Right before the holidays, we have an annual ritual at our South Boston headquarters: the “Cookies Bakeoff.” This is where anyone from our various administrative departments – payroll, accounting, recruiting, IT, etc. – can bake their best at home and bring them in for all to sample. At stake: pride (and I’m sure bragging rights). Now this has always been a collegial event in the past, but I thought what the hell…what if I turned it into more of a real competition a la Cake Wars? Let the “mitts” come off!

Cookie Submissions

Cookie Submissions

So I anointed myself sole judge and MC of the event. Imagine if you will, Simon publicly critiquing while tasting cookies. I wasn’t going to hold back.  I began. “I thought Madeleine’s cookies were supposed to be light…and what’s with the way-too-sweet frosting on top? And you added pistachios and coconut to the batter…what were you thinking? Madeleine’s cookies are supposed to be delicate!” The non-bakers in the assembled audience laughed as the bakers became more uncomfortable with each of my remarks. “Peppermint Meltaway Cookies…hmmm, are they supposed to melt in your hand or your mouth?” I got a red face on that one. Hey, this is fun, I thought!

This must be what it feels like to be a real reviewer…an opportunity to substitute snarkiness for culinary knowledge. I could get used to this! Ah, but then my conscience started to kick in. These amateur bakers were taking this contest very seriously and, after all, who was I to denigrate their efforts. To wit, if I couldn’t say something positive, then I’d keep my mouth shut.

In third place: Colleen Onorato our Print Production Coordinator with her biscotti that were baked, believe it or not, in her toaster oven! In second place: the team of Kara Kukull, Assistant Director of Bar Operations, and Shion Hara, Assistant Director of Private Dining, who combined efforts to produce a great peanut butter and raspberry cookies. And, in first place, the same team with an incredible spiced rum molasses cookies, for which they have graciously offered to share the recipe.

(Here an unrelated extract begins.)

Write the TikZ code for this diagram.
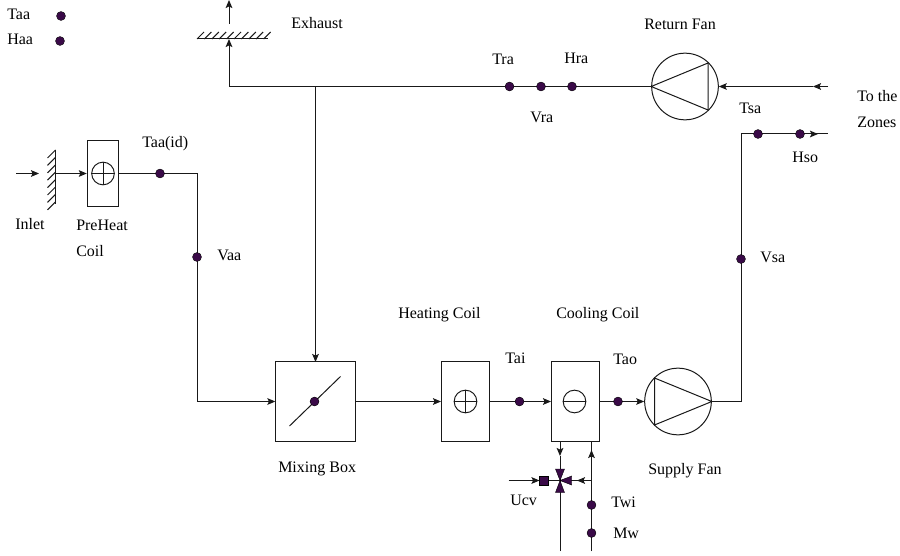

Spiced Rum Molasses Cookies

Recipe adapted from Baking Illustrated

Yields approximately 2 dozen cookies

2 1/4 cups all-purpose flour

1 t. baking soda

1 1/2 t. ground cinnamon

1 1/2 t. ground ginger

1/2 t. ground cloves

1/4 t. ground allspice

1/4 t. finely ground black pepper

1/4 t. salt

1 1/2 sticks unsalted butter, softened

1/3 c. packed dark brown sugar

1/3 c. granulated sugar (plus 1/2 cup for rolling the dough)

1 large egg yolk

1 t. vanilla extract

1/2 c. dark molasses

For the glaze:

1 c. confectioners’ sugar

1 t. amber rum

1 t. aged rum

1 t. spiced rum

3 dashes Angostura bitters

Pre-heat oven to 375 degrees. Adjust oven rack to middle position. Line a large baking sheet with parchment paper. Whisk the flour, baking soda, spices and salt in a medium bowl, set aside. Beat the butter with brown sugar and 1/3 cup sugar until light fluffy. Lower speed and add the yolk and vanilla; increase speed and beat until incorporated. Reduce speed and add molasses; beat until fully incorporated scraping the bowl and sides once with a rubber spatula.

Reduce speed and add flour mixture; beat until fully incorporated, scraping the bowl down once. Give the dough a final stir by hand to ensure that no pockets of flour remain. Place 1/2 cup sugar for rolling in a shallow bowl. Scoop a heaping tablespoon of dough and roll into a 1 1/2 inch ball; roll ball in sugar and place on baking sheet at least 1” apart. Repeat as necessary.

Bake until the edges have begun to set, but the centers are still soft (the cookies will look raw between the cracks and seem underdone), about 11 minutes, rotating the sheet from front to back halfway through the baking time. Do not overbake. Cool cookies on sheet for 5 minutes, then transfer to cooling rack.

For the glaze, whisk confectioners’ sugar with rums and bitters until smooth. Drizzle over room temperature cookies with a spoon. Allow glaze to dry.